— START Dataset section —
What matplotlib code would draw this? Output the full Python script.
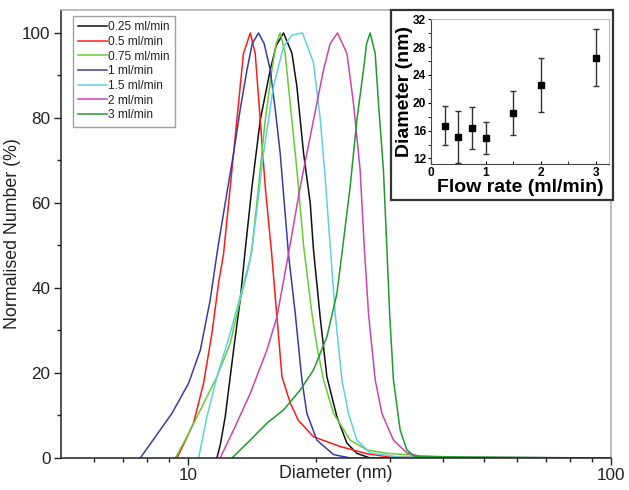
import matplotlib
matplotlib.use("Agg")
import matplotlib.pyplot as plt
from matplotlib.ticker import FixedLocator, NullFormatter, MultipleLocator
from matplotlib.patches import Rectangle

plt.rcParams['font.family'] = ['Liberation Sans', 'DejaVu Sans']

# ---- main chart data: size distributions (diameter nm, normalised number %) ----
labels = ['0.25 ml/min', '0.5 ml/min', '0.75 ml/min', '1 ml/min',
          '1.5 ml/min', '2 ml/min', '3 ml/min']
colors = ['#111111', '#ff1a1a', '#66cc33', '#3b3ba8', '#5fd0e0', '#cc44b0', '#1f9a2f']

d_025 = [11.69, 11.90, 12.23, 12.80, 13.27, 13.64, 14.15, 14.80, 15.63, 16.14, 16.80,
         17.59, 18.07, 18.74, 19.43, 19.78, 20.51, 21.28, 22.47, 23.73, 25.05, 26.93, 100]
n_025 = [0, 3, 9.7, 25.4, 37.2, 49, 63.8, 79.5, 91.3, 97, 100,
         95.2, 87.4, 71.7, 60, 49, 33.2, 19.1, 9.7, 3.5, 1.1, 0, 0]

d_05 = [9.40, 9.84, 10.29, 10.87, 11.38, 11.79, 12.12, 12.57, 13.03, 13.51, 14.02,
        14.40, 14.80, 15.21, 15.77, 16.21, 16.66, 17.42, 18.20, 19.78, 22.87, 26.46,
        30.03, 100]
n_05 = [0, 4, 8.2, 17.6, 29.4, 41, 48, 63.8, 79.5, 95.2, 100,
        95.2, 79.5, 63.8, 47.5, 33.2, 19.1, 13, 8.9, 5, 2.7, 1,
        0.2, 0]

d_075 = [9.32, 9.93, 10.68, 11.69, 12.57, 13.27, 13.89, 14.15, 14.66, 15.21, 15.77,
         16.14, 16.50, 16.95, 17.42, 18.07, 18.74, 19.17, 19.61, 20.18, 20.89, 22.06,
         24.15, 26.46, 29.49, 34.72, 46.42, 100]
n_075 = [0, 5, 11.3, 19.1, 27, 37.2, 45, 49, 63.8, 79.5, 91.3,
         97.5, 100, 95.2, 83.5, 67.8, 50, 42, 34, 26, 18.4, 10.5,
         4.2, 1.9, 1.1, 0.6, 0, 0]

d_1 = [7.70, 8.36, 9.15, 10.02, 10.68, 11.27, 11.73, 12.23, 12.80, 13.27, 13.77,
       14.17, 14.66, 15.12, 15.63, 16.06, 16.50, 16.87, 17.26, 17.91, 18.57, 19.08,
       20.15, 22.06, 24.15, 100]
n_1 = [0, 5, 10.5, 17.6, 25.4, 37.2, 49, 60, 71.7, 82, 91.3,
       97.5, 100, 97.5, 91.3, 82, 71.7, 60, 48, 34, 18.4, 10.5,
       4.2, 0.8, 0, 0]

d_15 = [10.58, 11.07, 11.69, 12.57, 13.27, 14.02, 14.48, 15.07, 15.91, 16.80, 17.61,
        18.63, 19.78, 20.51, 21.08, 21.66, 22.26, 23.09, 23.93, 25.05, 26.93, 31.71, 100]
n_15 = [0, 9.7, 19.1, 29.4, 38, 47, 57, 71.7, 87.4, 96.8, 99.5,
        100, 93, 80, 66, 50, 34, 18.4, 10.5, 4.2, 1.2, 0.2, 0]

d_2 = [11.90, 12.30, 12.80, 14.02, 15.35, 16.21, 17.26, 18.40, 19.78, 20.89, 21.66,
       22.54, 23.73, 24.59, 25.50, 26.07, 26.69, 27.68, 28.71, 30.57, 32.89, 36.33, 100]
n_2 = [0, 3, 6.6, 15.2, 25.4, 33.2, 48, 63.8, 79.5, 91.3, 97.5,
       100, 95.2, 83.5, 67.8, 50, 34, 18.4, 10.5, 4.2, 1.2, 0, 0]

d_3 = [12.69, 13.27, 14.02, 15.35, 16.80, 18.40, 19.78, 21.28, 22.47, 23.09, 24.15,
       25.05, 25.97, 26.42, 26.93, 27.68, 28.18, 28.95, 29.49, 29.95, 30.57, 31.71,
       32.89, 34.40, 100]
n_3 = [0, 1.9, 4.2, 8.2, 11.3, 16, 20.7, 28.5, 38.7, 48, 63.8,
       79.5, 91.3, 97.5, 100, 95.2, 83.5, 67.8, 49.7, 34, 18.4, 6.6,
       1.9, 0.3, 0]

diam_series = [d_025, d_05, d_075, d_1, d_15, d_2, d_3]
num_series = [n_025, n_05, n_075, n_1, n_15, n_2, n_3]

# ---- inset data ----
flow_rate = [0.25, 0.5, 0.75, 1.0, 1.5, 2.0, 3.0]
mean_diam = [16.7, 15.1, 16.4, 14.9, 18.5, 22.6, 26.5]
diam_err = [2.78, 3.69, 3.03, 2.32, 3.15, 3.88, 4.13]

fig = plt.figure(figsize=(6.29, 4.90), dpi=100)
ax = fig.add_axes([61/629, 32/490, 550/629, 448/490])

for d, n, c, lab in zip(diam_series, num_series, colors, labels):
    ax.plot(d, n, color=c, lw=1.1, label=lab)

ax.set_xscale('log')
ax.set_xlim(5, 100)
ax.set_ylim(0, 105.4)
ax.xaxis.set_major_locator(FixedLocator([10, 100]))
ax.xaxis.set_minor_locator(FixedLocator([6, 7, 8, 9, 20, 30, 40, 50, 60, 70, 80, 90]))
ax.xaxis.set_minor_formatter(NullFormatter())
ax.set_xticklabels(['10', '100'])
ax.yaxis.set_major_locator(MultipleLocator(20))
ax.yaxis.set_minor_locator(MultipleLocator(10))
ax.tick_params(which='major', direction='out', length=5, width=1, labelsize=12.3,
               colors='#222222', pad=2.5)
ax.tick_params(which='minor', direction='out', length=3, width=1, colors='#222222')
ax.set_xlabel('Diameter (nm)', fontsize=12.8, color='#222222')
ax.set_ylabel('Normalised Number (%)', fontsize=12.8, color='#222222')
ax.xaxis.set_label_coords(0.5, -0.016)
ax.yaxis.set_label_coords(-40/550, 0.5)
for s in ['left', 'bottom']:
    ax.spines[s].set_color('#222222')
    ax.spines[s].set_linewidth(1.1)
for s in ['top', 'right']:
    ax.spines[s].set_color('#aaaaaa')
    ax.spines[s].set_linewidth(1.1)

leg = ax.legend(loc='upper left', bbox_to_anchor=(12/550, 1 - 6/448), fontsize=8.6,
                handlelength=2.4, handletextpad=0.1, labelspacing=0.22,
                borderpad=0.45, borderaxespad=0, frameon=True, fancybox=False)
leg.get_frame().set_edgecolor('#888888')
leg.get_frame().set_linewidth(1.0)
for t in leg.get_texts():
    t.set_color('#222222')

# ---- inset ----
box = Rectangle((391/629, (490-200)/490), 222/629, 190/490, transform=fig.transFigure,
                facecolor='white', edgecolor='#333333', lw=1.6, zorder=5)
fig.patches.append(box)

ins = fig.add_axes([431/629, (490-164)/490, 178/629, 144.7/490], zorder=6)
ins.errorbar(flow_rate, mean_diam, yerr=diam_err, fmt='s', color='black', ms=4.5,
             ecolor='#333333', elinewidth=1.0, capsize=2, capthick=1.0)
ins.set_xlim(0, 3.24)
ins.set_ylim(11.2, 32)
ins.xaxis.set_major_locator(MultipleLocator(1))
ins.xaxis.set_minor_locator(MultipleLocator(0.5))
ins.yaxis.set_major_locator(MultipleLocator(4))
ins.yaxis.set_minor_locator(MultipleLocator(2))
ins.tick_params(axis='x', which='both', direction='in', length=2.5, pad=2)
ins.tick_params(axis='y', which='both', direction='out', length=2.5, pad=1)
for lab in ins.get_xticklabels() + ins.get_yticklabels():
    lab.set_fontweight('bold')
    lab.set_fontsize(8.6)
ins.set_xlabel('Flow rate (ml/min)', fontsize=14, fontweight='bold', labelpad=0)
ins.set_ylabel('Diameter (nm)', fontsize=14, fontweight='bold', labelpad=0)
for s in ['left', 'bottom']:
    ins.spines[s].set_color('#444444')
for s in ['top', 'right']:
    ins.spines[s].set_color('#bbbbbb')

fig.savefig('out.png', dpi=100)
— END Dataset section —
What the task requires >> Repeat only the lines from the beginning of the material through the line containing "4.2, 0.8, 0, 0]", both ends kept, leaving pictures out.

Complete answer >>
What matplotlib code would draw this? Output the full Python script.
import matplotlib
matplotlib.use("Agg")
import matplotlib.pyplot as plt
from matplotlib.ticker import FixedLocator, NullFormatter, MultipleLocator
from matplotlib.patches import Rectangle

plt.rcParams['font.family'] = ['Liberation Sans', 'DejaVu Sans']

# ---- main chart data: size distributions (diameter nm, normalised number %) ----
labels = ['0.25 ml/min', '0.5 ml/min', '0.75 ml/min', '1 ml/min',
          '1.5 ml/min', '2 ml/min', '3 ml/min']
colors = ['#111111', '#ff1a1a', '#66cc33', '#3b3ba8', '#5fd0e0', '#cc44b0', '#1f9a2f']

d_025 = [11.69, 11.90, 12.23, 12.80, 13.27, 13.64, 14.15, 14.80, 15.63, 16.14, 16.80,
         17.59, 18.07, 18.74, 19.43, 19.78, 20.51, 21.28, 22.47, 23.73, 25.05, 26.93, 100]
n_025 = [0, 3, 9.7, 25.4, 37.2, 49, 63.8, 79.5, 91.3, 97, 100,
         95.2, 87.4, 71.7, 60, 49, 33.2, 19.1, 9.7, 3.5, 1.1, 0, 0]

d_05 = [9.40, 9.84, 10.29, 10.87, 11.38, 11.79, 12.12, 12.57, 13.03, 13.51, 14.02,
        14.40, 14.80, 15.21, 15.77, 16.21, 16.66, 17.42, 18.20, 19.78, 22.87, 26.46,
        30.03, 100]
n_05 = [0, 4, 8.2, 17.6, 29.4, 41, 48, 63.8, 79.5, 95.2, 100,
        95.2, 79.5, 63.8, 47.5, 33.2, 19.1, 13, 8.9, 5, 2.7, 1,
        0.2, 0]

d_075 = [9.32, 9.93, 10.68, 11.69, 12.57, 13.27, 13.89, 14.15, 14.66, 15.21, 15.77,
         16.14, 16.50, 16.95, 17.42, 18.07, 18.74, 19.17, 19.61, 20.18, 20.89, 22.06,
         24.15, 26.46, 29.49, 34.72, 46.42, 100]
n_075 = [0, 5, 11.3, 19.1, 27, 37.2, 45, 49, 63.8, 79.5, 91.3,
         97.5, 100, 95.2, 83.5, 67.8, 50, 42, 34, 26, 18.4, 10.5,
         4.2, 1.9, 1.1, 0.6, 0, 0]

d_1 = [7.70, 8.36, 9.15, 10.02, 10.68, 11.27, 11.73, 12.23, 12.80, 13.27, 13.77,
       14.17, 14.66, 15.12, 15.63, 16.06, 16.50, 16.87, 17.26, 17.91, 18.57, 19.08,
       20.15, 22.06, 24.15, 100]
n_1 = [0, 5, 10.5, 17.6, 25.4, 37.2, 49, 60, 71.7, 82, 91.3,
       97.5, 100, 97.5, 91.3, 82, 71.7, 60, 48, 34, 18.4, 10.5,
       4.2, 0.8, 0, 0]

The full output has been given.